Here’s Why the First Amendment Is Vital

Here's Why the First Amendment Is Vital

(ConservativeHub.com) – Many Americans revere First Amendment protections as the most cherished by the Founding Fathers. After all, it does appear first on the Bill of Rights. However, the story of how it came to be first is a piece of forgotten history for many.

Long story short, the lack of a bill of rights became a sticking point when it came time for the states to ratify the US Constitution. It was eventually ratified and signed on September 17, 1787, but not before the states proposed 200+ amendments during their ratification conventions.

In 1789, James Madison, a representative in the First Federal Congress, whittled the count down to 17 proposed amendments, and the House passed them over to the Senate.
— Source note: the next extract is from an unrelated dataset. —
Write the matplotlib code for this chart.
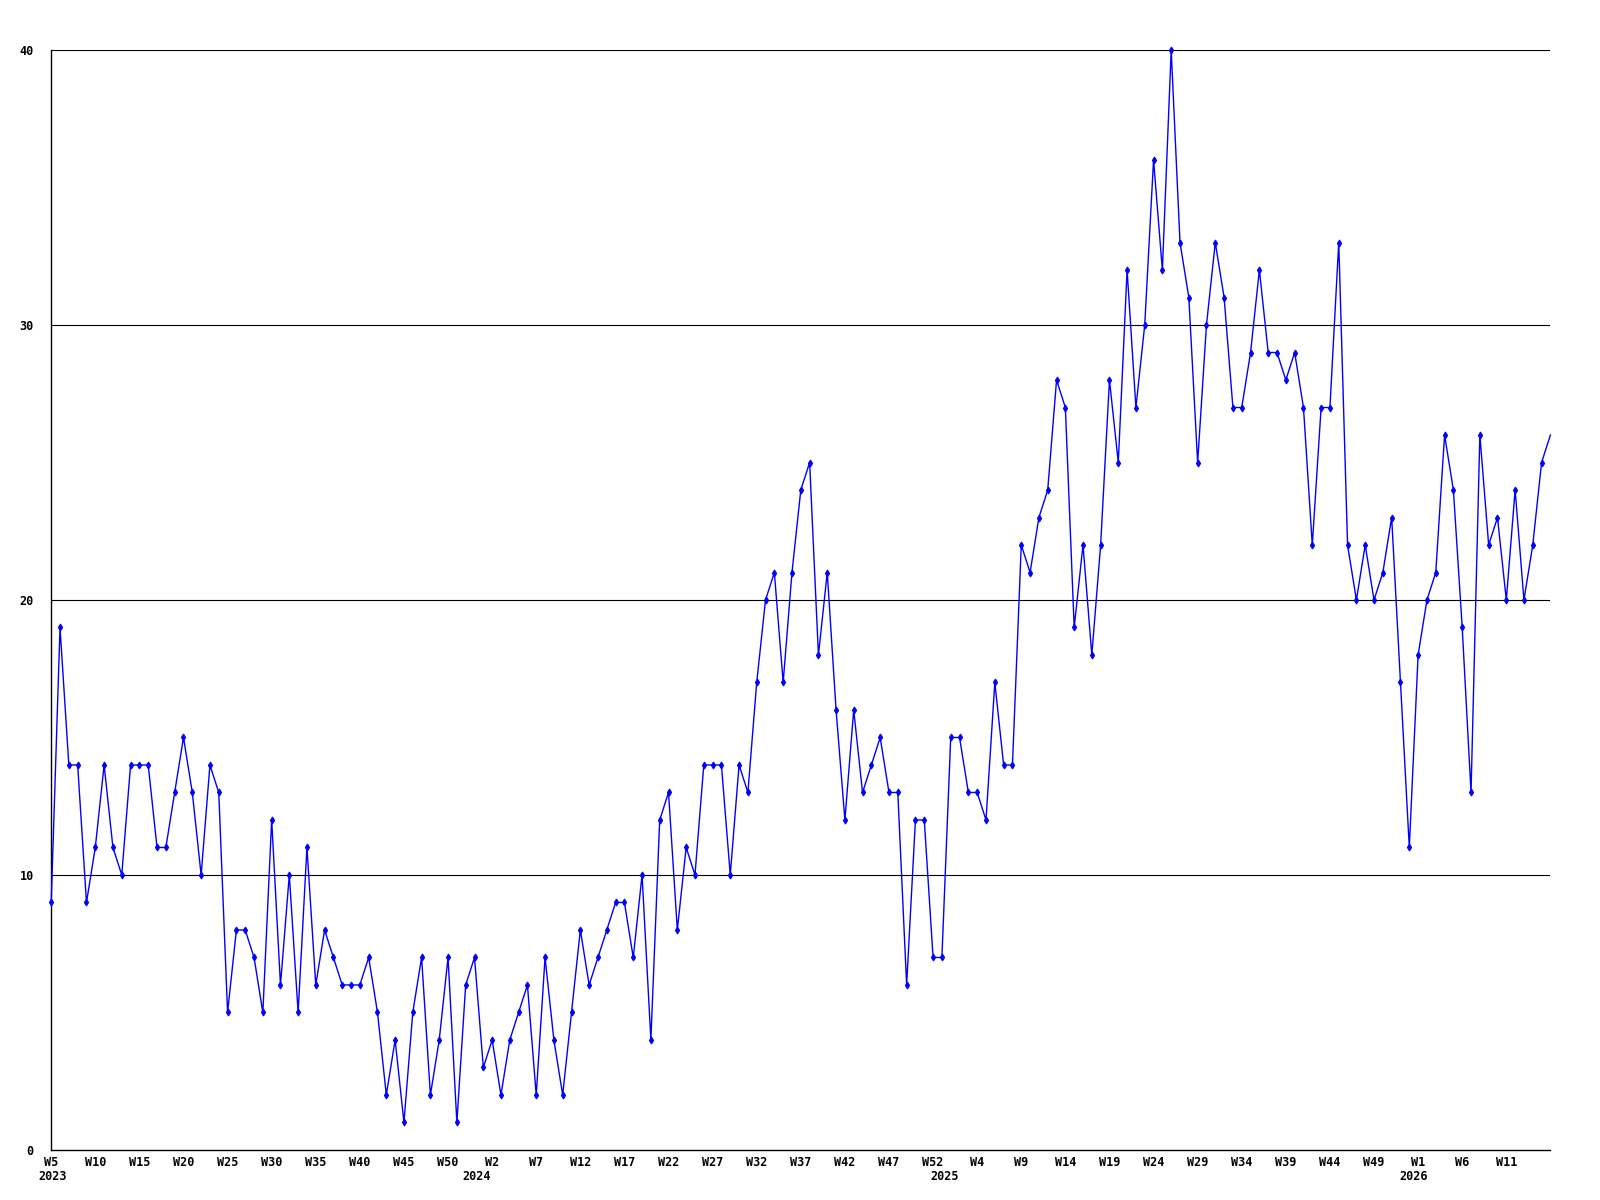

Eventually, the House and Senate passed a final version of a bill of rights containing 12 amendments.

The states ratified amendments 3 through 12 with Virginia casting the final vote on December 15, 1791. The original first amendment was never ratified, and the second amendment wasn’t passed until 1992 as the 27th Amendment.

In the absence of the original first and second amendments, the remainder moved up two slots each, and the original third amendment became the First, and so forth.

The First Amendment’s Five Protections

Although it’s only one article in the Bill of Rights, the First Amendment provides six protections.

Commonly referred to as clauses, the First Amendment includes:

  1. The establishment clause, barring the “establishment” of a national religion;
  2. Free exercise clause, preventing the prohibition of the “free exercise” of one’s religion of choice;
  3. Free speech clause, protecting against the restriction of “freedom of speech;”
  4. Free press clause, protecting the freedom of the “press;”
  5. Assembly clause, granting people the right to “peaceably” assemble; and the
  6. Petition clause, giving people the right to “petition” the government to correct any alleged or perceived grievance the people might have against it.

Final Word

Although the First Amendment was not originally intended to be number one in the Bill of Rights, it protects some of the most fundamental rights we enjoy as Americans living in an open democracy.

Perhaps Supreme Court Justice Robert Jackson put it best in 1943 when he compared the First Amendment to a “fixed star in our constitutional constellation” protecting citizens from the arbitrary control from officials, “high or petty.”